20) Jan Steen, Toneel van de wereld (Het leven van de mens). Detail.

21) Hendrik Goltzius, Homo Bulla. Gravure.
 

Jan Steen: Ochtendtoilet

Behalve als lekkernij stond de oester in de 17de eeuw bekend als een aphrodisiacum, dus als een middel dat de geslachtsdrift stimuleert. Cats laat zich in zijn Houwelick misprijzend uit over het gebruik van 'minne-kruyden', waartoe hij ook het 'siltigh oester-sap' rekent. (...) Het is onmiskenbaar dat de oesters die de aanminnige grijsaard en de zangeres op zo'n in het oog vallende manier vasthouden, bedoeld zijn als tekens van erotische begeerte. Steen heeft niet nagelaten deze collectieve demonstratie van menselijke ijdelheid van een ernstig tegenwicht te voorzien en er op te wijzen dat de diverse figuranten uiteindelijk door de dood, om met Vondel te spreken, 'van het Toneel des Aertbodems achter de Gordijne wech gheruct' zullen worden. Boven het vrolijk gezelschap, aan de linkerzijde van de vliering, ligt een jongetje bellen te blazen en naast hem onderscheiden we een schedel. Deze schedel die, evenals de jongen, op het eerste gezicht nauwelijks opvalt, vormt een ander onwaarschijnlijk element binnen de naturalistische context van de voorstelling. Wordt met dit macabere attribuut rechtstreeks naar de sterfelijkheid van de mens verwezen, het bellen blazen vormt een meer verkapt vanitasmotief. Daarmee heeft Steen het gezegde 'homo bulla', de mens is gelijk een luchtbel (of zeepbel) in beeld gebracht, zoals heel wat 17de eeuwse kunstenaars hebben gedaan, hetzij onbewimpeld allegorisch, hetzij vermomd in genre-kledij.
Ofschoon de bellenblazer lijfelijk minder gestalte kreeg dan elk van de andere personen in Steens 'wereldtoneel', moet hij stellig als een sleutelfiguur worden gezien. Deze paradox is typisch 17de eeuws en wordt bijvoorbeeld door Cats aanbevolen onder het argument dat de 'bevindinghe ons leert dat veel dingen beter aert hebben alsse niet ten volle gesien, maer eeniger-maten bewimpelt en overschaduwet ons voorkomen'.

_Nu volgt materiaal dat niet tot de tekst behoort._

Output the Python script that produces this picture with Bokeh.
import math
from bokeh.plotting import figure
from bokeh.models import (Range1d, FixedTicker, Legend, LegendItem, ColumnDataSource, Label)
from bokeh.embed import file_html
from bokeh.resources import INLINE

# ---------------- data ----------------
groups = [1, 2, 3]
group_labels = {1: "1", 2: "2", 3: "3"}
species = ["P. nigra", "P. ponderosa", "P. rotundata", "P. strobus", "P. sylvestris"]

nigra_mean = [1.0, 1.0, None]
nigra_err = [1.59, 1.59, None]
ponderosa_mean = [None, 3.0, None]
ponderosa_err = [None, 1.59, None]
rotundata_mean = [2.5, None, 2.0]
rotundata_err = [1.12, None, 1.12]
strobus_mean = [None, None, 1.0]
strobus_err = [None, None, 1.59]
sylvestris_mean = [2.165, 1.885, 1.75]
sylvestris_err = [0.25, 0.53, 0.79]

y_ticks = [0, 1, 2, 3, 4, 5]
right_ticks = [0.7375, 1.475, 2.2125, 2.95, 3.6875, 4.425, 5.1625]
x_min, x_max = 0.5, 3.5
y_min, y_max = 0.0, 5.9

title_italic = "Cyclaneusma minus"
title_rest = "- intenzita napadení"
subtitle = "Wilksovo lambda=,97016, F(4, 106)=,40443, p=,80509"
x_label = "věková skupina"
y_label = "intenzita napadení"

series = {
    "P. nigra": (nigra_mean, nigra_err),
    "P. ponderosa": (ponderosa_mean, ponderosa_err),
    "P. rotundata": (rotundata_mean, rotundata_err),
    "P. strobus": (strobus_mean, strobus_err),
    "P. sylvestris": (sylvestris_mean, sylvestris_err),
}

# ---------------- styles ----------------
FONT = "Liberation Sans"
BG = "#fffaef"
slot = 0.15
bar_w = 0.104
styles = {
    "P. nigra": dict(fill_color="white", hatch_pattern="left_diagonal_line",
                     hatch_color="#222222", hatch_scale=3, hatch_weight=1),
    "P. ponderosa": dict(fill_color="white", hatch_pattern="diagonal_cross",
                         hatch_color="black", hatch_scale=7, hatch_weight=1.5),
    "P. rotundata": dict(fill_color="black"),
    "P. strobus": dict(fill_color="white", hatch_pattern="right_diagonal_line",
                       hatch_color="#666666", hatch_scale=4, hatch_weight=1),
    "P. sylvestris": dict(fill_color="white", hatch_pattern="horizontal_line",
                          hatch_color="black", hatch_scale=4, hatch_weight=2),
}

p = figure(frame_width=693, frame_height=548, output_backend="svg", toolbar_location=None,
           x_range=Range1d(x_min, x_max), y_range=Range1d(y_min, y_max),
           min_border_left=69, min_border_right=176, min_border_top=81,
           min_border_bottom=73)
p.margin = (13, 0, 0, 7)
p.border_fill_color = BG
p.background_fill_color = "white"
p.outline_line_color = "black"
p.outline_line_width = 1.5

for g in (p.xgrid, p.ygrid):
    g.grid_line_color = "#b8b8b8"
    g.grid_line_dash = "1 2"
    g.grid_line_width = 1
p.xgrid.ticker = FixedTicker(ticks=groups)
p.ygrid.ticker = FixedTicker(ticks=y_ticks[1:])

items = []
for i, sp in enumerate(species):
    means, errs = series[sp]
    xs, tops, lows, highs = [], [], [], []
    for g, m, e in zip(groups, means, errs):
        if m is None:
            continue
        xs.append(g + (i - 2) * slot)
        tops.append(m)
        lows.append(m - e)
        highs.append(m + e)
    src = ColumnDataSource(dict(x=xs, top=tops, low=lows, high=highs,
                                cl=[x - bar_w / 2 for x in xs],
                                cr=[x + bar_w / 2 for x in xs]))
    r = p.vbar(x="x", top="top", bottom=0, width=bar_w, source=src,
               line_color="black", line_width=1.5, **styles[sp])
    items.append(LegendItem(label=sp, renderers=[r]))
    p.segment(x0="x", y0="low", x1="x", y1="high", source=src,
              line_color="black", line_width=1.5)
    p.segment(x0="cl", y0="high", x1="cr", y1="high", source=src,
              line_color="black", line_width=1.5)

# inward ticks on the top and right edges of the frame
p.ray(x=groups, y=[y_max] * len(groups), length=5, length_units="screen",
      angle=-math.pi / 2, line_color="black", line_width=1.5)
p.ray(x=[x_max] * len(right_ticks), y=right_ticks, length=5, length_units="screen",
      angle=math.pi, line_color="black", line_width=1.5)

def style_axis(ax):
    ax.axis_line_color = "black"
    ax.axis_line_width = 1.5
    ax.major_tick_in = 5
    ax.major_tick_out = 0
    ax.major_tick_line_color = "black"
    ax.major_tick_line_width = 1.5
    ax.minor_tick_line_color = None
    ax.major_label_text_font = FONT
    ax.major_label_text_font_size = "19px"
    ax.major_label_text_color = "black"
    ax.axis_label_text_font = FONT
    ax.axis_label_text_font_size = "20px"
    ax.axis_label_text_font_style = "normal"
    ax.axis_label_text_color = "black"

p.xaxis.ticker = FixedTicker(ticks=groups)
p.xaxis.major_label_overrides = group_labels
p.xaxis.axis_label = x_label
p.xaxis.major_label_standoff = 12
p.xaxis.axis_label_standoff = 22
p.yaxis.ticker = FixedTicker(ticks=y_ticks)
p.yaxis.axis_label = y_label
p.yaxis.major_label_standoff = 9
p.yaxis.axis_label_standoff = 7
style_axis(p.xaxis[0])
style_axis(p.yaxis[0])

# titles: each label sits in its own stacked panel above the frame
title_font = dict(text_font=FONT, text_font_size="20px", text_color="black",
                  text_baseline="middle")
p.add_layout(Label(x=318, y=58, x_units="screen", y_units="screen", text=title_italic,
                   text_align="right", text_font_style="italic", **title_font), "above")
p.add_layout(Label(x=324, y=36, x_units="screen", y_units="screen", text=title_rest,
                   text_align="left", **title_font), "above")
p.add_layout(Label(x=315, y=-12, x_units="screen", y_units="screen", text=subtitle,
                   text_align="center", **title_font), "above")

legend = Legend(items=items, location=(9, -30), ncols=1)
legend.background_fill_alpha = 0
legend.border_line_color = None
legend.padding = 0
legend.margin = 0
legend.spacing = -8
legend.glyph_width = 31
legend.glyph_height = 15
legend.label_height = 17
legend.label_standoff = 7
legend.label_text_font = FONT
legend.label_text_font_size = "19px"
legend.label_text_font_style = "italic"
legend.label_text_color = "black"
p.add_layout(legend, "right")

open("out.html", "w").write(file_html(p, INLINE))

22) Jan Steen, Ochtendtoilet.
 

Dit schilderij kan met twee andere werken van Steen tot één iconografische groep worden gerekend. Op deze schilderijen is een jonge vrouw uitgebeeld die, zittend op een bed, bezig is een kous aan of uit te trekken. De jonge vrouw op Het Ochtendtoilet trekt haar kous waarschijnlijk uit, gezien de wijze waarop zij de handeling verricht en de afdrukken van haar kousebanden. Het draait om de dubbelzinnigheid van het woord kous, dat in een nevenbetekenis het vrouwelijk schaamdeel of de vrouw in het algemeen aanduidt. (...)
Het stuk in Buckingham Palace en dat in het Rijksmuseum zijn onderling zeer verwant. Het eerstgenoemde is 1663 gedateerd en onderscheidt zich iconografisch vooral door een grotere detaillering. Zo heeft het op de voorgrond een 'memento mori' in de vorm van een luit, een muziekboek en omkranste schedel. De erotische betekenis van beide schilderijen wordt mogelijk gecomplementeerd door het natuurlijk aandoende bijwerk: het hondje, de sloffen, de kandelaar en de nachtpot. Dat de po op het Amsterdamse schilderij halfvol staat, zou ook nog een bepaalde reden kunnen hebben. Misschien wilde Steen het meisje kwalificeren als een 'piskousje', een benaming voor vrouwen die vaak schertsenderwijs werd gebruikt en veelvuldig voorkomt in de 17de eeuwse literatuur.